Greenpeace blasts 'dangerous' Saudi site for Asian Winter Games
Environmental campaign group Greenpeace on Wednesday denounced as "dangerous" a massive ski resort under construction in northwest Saudi Arabia that this week was named host of the 2029 Asian Winter Games.
News that the 47-event competition would be held in the desert kingdom has raised eyebrows in the sports world while bringing fresh scrutiny to NEOM, a $500-billion futuristic megacity that is a pet project of Crown Prince Mohammed bin Salman.
The Games will take place in Trojena, an area of NEOM that officials say is "generally 10 degrees cooler than the rest of the region" and where developers are planning year-round skiing, a man-made freshwater lake, chalets, mansions and ultra-luxury hotels.
Located 50 kilometers (30 miles) inland from the Red Sea, the site for Trojena receives very little precipitation, raising practical questions about how it could host a ski resort.
"You're changing a natural ecosystem which can have compounding impacts. If you change something in one place, it may change something else in another place, and so on, and it can have impacts on neighboring ecosystems," said Ahmed El Droubi, regional campaigns manager for Greenpeace.
"I don't even know if we have the capacity to predict and model such impacts, and it is a very dangerous thing to do, to massively alter ecosystems in this manner."
Filling the man-made lake with desalinated water will also be extremely energy-intensive, and not just in the short term, he said.
"It will have to be consistently fed with water and therefore will continue to utilize massive amounts of energy on a long-term basis. Even if it's powered through renewables, it's a waste of energy," he said.
"Just because something is powered by renewables doesn't make it sustainable or environmentally friendly... There are many other factors."
Trojena is meant to be surrounded by a nature reserve, something developers say they will be mindful of as they proceed with the project, respecting local flora and fauna.
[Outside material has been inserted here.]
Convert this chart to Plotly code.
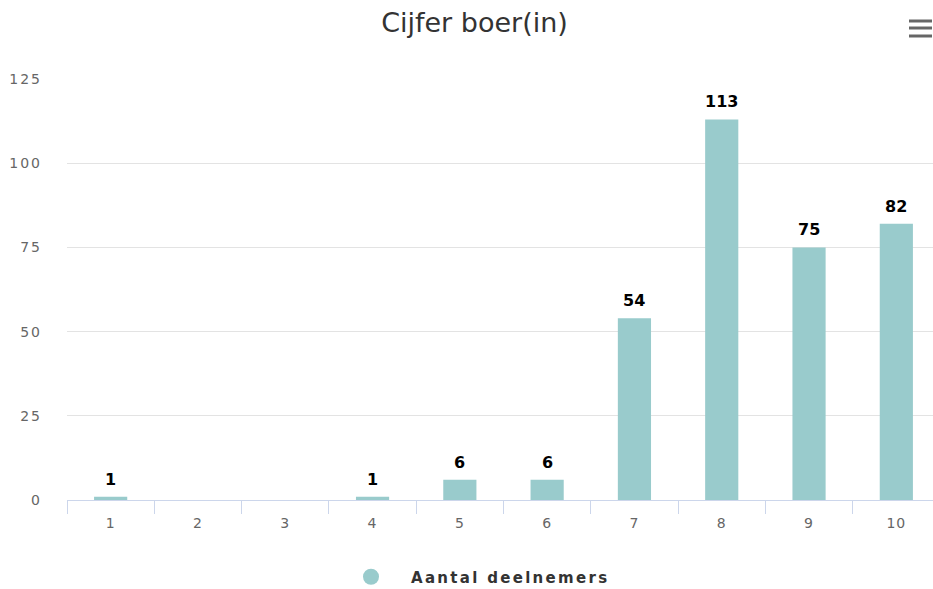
import plotly.graph_objects as go

categories = ["1", "2", "3", "4", "5", "6", "7", "8", "9", "10"]
values = [1, 0, 0, 1, 6, 6, 54, 113, 75, 82]
y_ticks = [0, 25, 50, 75, 100, 125]
series_name = "Aantal deelnemers"
title_text = "Cijfer boer(in)"

BAR_COLOR = "#99cbcc"
FONT = "DejaVu Sans"

fig = go.Figure()
fig.add_trace(go.Bar(
    x=categories, y=values, marker=dict(color=BAR_COLOR, line=dict(width=0)),
    showlegend=False, hoverinfo="x+y", name=series_name,
))
# legend entry with circle symbol
fig.add_trace(go.Scatter(
    x=[None], y=[None], mode="markers", name=series_name,
    marker=dict(color=BAR_COLOR, size=18, symbol="circle"),
))

annotations = []
for i, (c, v) in enumerate(zip(categories, values)):
    if v:
        annotations.append(dict(
            x=i, y=v, xref="x", yref="y", text="<b>%d</b>" % v, showarrow=False,
            yanchor="bottom", yshift=6,
            font=dict(family=FONT, size=16, color="#000000"),
        ))

# export menu icon
shapes = []
for py in (21, 28, 36):
    yp = (500 - py) / 421
    shapes.append(dict(type="line", xref="paper", yref="paper",
                       x0=(909 - 67) / 866, x1=(932 - 67) / 866, y0=yp, y1=yp,
                       line=dict(color="#666666", width=3)))

fig.update_layout(
    width=933, height=589, autosize=False,
    margin=dict(l=67, r=0, t=79, b=89, autoexpand=False),
    paper_bgcolor="white", plot_bgcolor="white",
    title=dict(text=title_text, x=474.5 / 933, xanchor="center",
               y=(589 - 23) / 589, yanchor="middle",
               font=dict(family=FONT, size=27, color="#333333")),
    bargap=0.62,
    xaxis=dict(type="category", range=[-0.5, 9.42], tickson="boundaries",
               ticks="outside", ticklen=13, tickcolor="#ccd6eb", tickwidth=1,
               showline=True, linecolor="#ccd6eb", linewidth=1,
               showgrid=False, zeroline=False, ticklabelstandoff=10,
               tickfont=dict(family=FONT, size=14, color="#666666")),
    yaxis=dict(range=[0, 125], tickvals=y_ticks, showgrid=True,
               gridcolor="#e3e3e3", gridwidth=1, zeroline=False, showline=False,
               ticks="", ticklabelstandoff=24,
               tickfont=dict(family=FONT, size=14, color="#666666")),
    legend=dict(orientation="h", x=(351 - 67) / 866, xanchor="left",
                y=(500 - 577) / 421, yanchor="middle",
                font=dict(family=FONT, size=15, color="#333333"),
                itemsizing="trace"),
    annotations=annotations,
    shapes=shapes,
)

post = """
document.body.style.margin='0';
document.body.style.padding='0';
var gd = document.getElementsByClassName('plotly-graph-div')[0];
function spacing(){
  gd.querySelectorAll('.ytick text').forEach(function(t){t.style.letterSpacing='2px';});
  gd.querySelectorAll('.xtick text').forEach(function(t){t.style.letterSpacing='1px';});
  gd.querySelectorAll('.legendtext').forEach(function(t){
    t.style.letterSpacing='2.3px'; t.style.fontWeight='bold';
    t.setAttribute('transform','translate(20,0)');
  });
  gd.querySelectorAll('.legend [clip-path]').forEach(function(e){e.removeAttribute('clip-path');});
}
spacing();
gd.on('plotly_afterplot', spacing);
"""
fig.write_html("out.html", post_script=post, config={"displayModeBar": False})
Prince Mohammed has tried to make the image of his country, the world's biggest crude exporter, more environmentally friendly, including with mega-projects like NEOM.
But El Droubi also found fault with a perceived focus on high-end housing in NEOM.
"My question is, Is there a need for this? Is there a need for really expensive high-end housing in this city? Who needs housing in the region? There is an oversupply of real estate for the rich elite," he said.
"If we're thinking sustainably we need to build eco-friendly homes for the populations that are struggling and suffering to find dignified housing."
While he said the Saudis are right to try to diversify their economy, this should be done in a more sustainable way.
"Excessive development and construction utilizes an immense amount of energy and has a ridiculous amount of emissions that perpetuate the climate crisis," he said.